Early Monday, the Committee announced that it intends hold a vote Wednesday on a contempt citation for Barr, after the attorney general ignored a congressional subpoena seeking the full, unredacted version of the Mueller report. If the committee approves the proposal it will go to the entire House for consideration later in the month.

“The attorney general’s failure to comply with our subpoena, after extensive accommodation efforts, leaves us no choice but to initiate contempt proceedings in order to enforce the subpoena and access the full, unredacted report,” House Judiciary Committee chairman Jerry Nadler (D., N.Y.) said in a statement.

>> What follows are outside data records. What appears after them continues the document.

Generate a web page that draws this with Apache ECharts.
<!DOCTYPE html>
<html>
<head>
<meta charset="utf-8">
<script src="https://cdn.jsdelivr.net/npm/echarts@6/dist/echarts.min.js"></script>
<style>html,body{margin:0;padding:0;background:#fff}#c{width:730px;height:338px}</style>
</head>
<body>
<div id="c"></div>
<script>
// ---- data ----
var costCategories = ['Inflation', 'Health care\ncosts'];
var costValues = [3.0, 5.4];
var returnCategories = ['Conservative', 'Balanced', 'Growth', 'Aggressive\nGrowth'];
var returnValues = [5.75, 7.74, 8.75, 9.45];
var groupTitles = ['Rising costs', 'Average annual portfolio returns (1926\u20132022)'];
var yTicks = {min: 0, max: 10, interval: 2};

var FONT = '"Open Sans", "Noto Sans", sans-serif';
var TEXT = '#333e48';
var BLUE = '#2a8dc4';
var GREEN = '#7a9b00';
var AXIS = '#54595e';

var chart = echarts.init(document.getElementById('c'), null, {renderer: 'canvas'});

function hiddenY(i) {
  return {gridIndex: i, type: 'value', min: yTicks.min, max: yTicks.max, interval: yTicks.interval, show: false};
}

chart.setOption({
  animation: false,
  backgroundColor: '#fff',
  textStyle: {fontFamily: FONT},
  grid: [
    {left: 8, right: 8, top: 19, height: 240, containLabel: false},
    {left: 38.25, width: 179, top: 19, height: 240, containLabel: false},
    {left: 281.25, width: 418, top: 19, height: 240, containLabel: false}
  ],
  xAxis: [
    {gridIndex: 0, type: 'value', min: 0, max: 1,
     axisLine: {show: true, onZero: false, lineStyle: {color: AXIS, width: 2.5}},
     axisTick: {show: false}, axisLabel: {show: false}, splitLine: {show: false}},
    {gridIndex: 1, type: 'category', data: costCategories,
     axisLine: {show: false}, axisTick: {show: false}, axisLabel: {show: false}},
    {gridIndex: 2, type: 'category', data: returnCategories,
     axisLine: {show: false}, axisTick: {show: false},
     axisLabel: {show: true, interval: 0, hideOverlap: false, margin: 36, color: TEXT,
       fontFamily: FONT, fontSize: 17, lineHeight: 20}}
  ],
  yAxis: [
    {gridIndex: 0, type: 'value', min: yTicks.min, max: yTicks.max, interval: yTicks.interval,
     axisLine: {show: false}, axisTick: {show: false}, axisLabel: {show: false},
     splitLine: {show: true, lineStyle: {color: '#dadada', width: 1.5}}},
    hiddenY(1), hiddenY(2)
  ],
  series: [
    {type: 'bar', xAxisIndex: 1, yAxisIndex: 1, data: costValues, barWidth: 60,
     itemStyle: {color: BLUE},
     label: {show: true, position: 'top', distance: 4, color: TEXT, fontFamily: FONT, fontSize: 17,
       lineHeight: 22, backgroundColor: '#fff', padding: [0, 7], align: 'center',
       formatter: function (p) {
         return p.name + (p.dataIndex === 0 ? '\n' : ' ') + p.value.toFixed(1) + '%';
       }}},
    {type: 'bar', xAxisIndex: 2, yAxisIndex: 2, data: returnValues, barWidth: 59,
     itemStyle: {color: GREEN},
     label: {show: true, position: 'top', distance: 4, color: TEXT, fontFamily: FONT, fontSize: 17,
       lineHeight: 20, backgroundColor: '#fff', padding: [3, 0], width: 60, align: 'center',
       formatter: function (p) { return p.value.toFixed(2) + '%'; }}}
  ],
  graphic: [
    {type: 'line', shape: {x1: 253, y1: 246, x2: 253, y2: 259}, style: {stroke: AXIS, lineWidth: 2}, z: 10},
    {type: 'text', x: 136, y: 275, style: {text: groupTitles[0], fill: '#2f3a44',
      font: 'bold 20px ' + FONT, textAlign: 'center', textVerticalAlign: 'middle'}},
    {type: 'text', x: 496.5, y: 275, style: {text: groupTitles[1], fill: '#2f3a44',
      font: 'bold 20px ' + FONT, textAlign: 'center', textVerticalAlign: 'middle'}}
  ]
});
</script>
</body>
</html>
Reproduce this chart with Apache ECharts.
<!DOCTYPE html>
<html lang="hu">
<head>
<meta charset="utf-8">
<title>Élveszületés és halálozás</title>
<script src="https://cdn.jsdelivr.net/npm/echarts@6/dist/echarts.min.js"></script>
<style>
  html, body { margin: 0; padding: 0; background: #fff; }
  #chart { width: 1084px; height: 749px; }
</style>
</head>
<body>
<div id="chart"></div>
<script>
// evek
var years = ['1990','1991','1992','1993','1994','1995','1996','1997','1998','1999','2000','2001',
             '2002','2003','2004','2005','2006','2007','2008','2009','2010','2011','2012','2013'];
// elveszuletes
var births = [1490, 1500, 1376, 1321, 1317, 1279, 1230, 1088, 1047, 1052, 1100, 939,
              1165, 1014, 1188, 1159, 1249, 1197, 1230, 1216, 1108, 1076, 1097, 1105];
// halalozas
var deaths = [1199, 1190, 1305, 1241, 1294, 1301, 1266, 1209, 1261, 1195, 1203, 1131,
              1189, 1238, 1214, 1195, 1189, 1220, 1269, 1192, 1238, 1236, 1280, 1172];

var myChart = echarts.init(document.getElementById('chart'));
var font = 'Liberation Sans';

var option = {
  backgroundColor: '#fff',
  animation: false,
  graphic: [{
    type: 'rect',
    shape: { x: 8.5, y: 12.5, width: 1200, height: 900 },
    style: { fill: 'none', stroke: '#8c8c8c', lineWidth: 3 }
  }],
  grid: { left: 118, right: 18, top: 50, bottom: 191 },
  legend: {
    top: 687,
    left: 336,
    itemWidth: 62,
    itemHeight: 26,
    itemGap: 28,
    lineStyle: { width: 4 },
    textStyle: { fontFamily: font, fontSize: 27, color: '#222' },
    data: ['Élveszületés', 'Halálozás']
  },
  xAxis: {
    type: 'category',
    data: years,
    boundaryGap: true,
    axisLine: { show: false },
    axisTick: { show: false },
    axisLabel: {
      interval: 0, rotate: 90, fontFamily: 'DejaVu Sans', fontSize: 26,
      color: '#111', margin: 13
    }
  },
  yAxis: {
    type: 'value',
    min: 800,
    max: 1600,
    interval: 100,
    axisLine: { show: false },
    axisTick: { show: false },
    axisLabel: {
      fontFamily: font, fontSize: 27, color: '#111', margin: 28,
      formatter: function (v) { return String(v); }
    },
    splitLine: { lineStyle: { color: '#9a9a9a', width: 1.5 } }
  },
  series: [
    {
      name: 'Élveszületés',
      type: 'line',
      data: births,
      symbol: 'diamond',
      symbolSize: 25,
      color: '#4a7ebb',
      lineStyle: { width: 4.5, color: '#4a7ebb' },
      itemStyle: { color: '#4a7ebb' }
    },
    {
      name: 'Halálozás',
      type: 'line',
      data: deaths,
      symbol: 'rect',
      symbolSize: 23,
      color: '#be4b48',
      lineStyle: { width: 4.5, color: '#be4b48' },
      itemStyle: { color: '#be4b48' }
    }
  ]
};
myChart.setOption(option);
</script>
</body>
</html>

“We were disappointed that the Committee took initial steps this morning toward moving forward with the contempt process,” Assistant Attorney General Stephen Boyd wrote in a subsequent letter to Nadler (D., N.Y.). “The Department reiterates its concerns with the Committee’s rush to issue a subpoena immediately after the Attorney General took the extraordinary step of publicly disclosing, with as few redactions as possible, the confidential report of Special counsel Mueller III, and after he took the further step of making an even-less-redacted version available to a bipartisan group of congressional leaders.

Boyd also offered to arrange a Wednesday meeting with Nadler to discuss the “possible disclosure of certain materials” and negotiate an “acceptable accommodation” of the Committee’s demands.

Barr is legally prohibited from releasing certain material in the special counsel’s final report to Congress and the public. The version of the report released to Congress last month kept redacted four types of material: grand-jury information, information that would reveal intelligence sources and methods, information that affects the privacy of “peripheral players” not charged as a result of the investigation, and information that would compromise ongoing prosecutions.

The report concluded that “the evidence was not sufficient to support criminal charges” related to the Trump campaign’s contacts with Russia but left Congress to decide whether to initiate impeachment proceedings related to Trump’s conduct. Democrats have demanded to see the unredacted version as well as the underlying evidence Mueller used to reach his conclusions.